Pelo que determinou no seu Conselho de mandar pedir ao imperador toda a especiaria, que o navio trouxera das ilhas de Maluco, por estarem dentro da sua demarcação, e que não quisesse começar a dar motivo de se quebrarem as pazes, que por ambos estavam ratificadas, e assim o escreveu ao imperador e a Luiz da Silveira, que havia mandado por seu embaixador a Castela sobre casamentos e lianças, escreveu mudasse a substância da embaixada, e só tratasse deste negócio, como também o mandou fazer o imperador pelo seu secretário que estava em Portugal, Cristóvão Barroso, ao qual escreveu, que falasse logo a el-rei, e lhe desse uma carta, que sobre isso lhe escrevia, em que se queixava muito de todas estas coisas, e principalmente de ele mandar no alcance da sua nau, que vinha carregada de especiaria das terras, que cabiam na sua demarcação sem tocar por toda a Índia e que isto era quebrar as capitulações antigas, e novas das pazes, que estavam assentadas, e juradas de um reino a outro, sendo todos os navios portugueses por seu mandado mui bem recolhidos em todos os portos de seus senhorios, por onde lhe pedia, que lhe mandasse soltar os presos, e castigar na ilha os que prenderam: às quais queixas se respondeu de parte a parte, que se poriam em juízo, e se julgaria o que fosse justiça.

Mas sem falta se viera o negócio a averiguar pelas armas, se não se efetuassem neste tempo os casamentos del-rei com a rainha d. Catarina irmã do imperador, e do imperador com a imperatriz d. Isabel, irmã del-rei com que ficaram duas vezes cunhados, e irmãos, e pelo conseguinte em muita paz e amizade.
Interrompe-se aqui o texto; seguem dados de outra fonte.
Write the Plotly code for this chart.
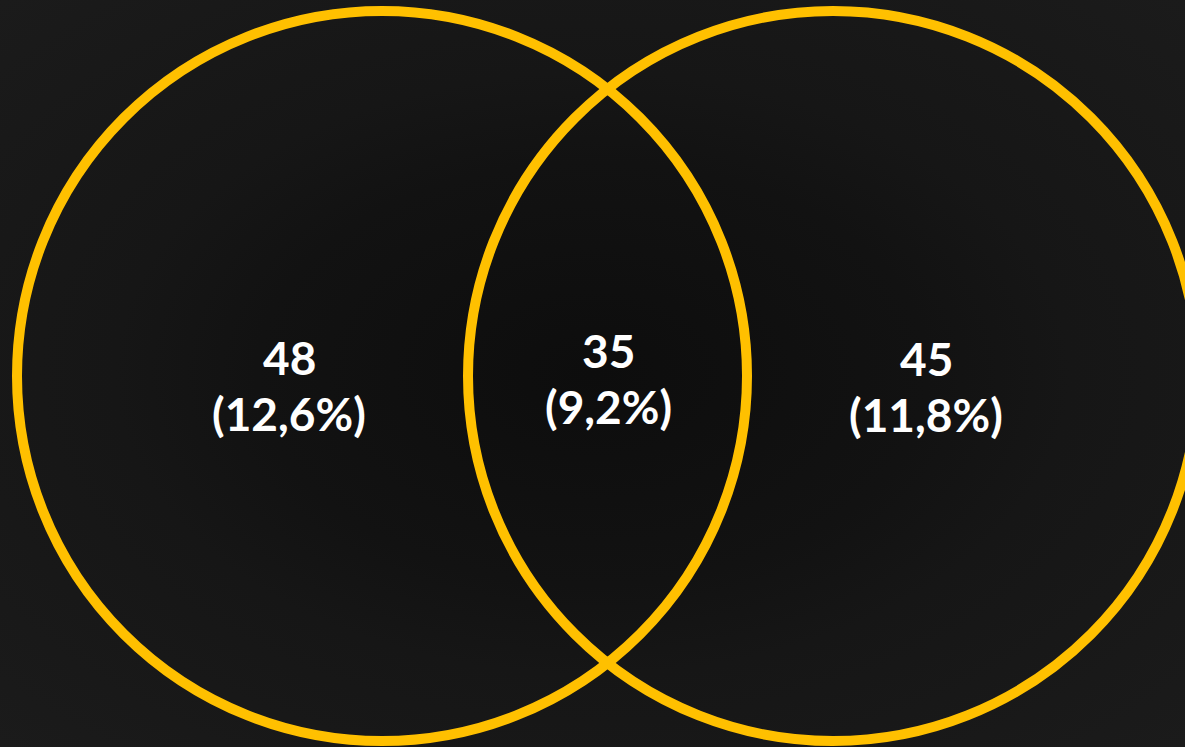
import base64
import plotly.graph_objects as go

# ---- data ----
set_labels = ["A", "B"]
only_a = 48
only_b = 45
both = 35
pct_only_a = "12,6%"
pct_only_b = "11,8%"
pct_both = "9,2%"

counts = [only_a, both, only_b]
pcts = [pct_only_a, pct_both, pct_only_b]

# ---- layout constants (pixel-like coordinate system) ----
W, H = 1185, 747
circle_centers = [(382, 376), (833, 376)]
circle_radius = 365
label_x = [289, 608, 926]
label_y_num = [357, 350, 358]
label_y_pct = [413, 406, 414]
gold = "#FFC000"
font_family = "Lato, 'Open Sans', sans-serif"

# radial gradient background as svg
svg = f'''<svg xmlns="http://www.w3.org/2000/svg" width="{W}" height="{H}">
<defs><radialGradient id="g" cx="0.5" cy="0.5" r="0.7071">
<stop offset="0" stop-color="#0d0d0d"/>
<stop offset="0.40" stop-color="#121212"/>
<stop offset="0.57" stop-color="#161616"/>
<stop offset="0.66" stop-color="#171717"/>
<stop offset="1" stop-color="#1b1b1b"/>
</radialGradient></defs>
<rect width="{W}" height="{H}" fill="url(#g)"/></svg>'''
bg_uri = "data:image/svg+xml;base64," + base64.b64encode(svg.encode()).decode()

fig = go.Figure()
fig.add_trace(go.Scatter(x=[0, W], y=[0, H], mode="markers",
                         marker=dict(opacity=0), hoverinfo="skip", showlegend=False))

for (cx, cy) in circle_centers:
    fig.add_shape(type="circle", xref="x", yref="y",
                  x0=cx - circle_radius, x1=cx + circle_radius,
                  y0=cy - circle_radius, y1=cy + circle_radius,
                  line=dict(color=gold, width=10), fillcolor="rgba(0,0,0,0)")

for i in range(3):
    fig.add_annotation(x=label_x[i], y=label_y_num[i], xref="x", yref="y",
                       text=f"<b>{counts[i]}</b>", showarrow=False,
                       font=dict(family=font_family, size=46, color="white"))
    fig.add_annotation(x=label_x[i], y=label_y_pct[i], xref="x", yref="y",
                       text=f"<b>({pcts[i]})</b>", showarrow=False,
                       font=dict(family=font_family, size=46, color="white"))

fig.update_layout(
    width=W, height=H,
    margin=dict(l=0, r=0, t=0, b=0),
    paper_bgcolor="#161616", plot_bgcolor="rgba(0,0,0,0)",
    images=[dict(source=bg_uri, xref="paper", yref="paper", x=0, y=1,
                 sizex=1, sizey=1, sizing="stretch", layer="below",
                 xanchor="left", yanchor="top")],
    xaxis=dict(range=[0, W], visible=False, fixedrange=True),
    yaxis=dict(range=[H, 0], visible=False, fixedrange=True),
    showlegend=False,
)

fig.write_html("out.html", config={"displayModeBar": False})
Também el-rei Francisco de França desejoso de ter parte nos grandes proveitos, que diziam tirar-se destas terras, começou a argüir novas dúvidas sobre a demarcação que entre si os reis de Portugal fizeram com os de Castela, da qual ele se lançara de fora sendo requerido para isso, e agora sentia muito a renunciação, que tinha feito. Donde se veio a dizer, que pelo desgosto, que tinha destes dois reis de Portugal e Castela repartirem entre si o mundo, e o demarcarem à sua vontade, consentia andarem os seus vassalos pelo mar tão soltos, que não somente roubavam os navios, mas cometiam as ditas terras, e as queriam povoar, principalmente as do Brasil, como adiante veremos.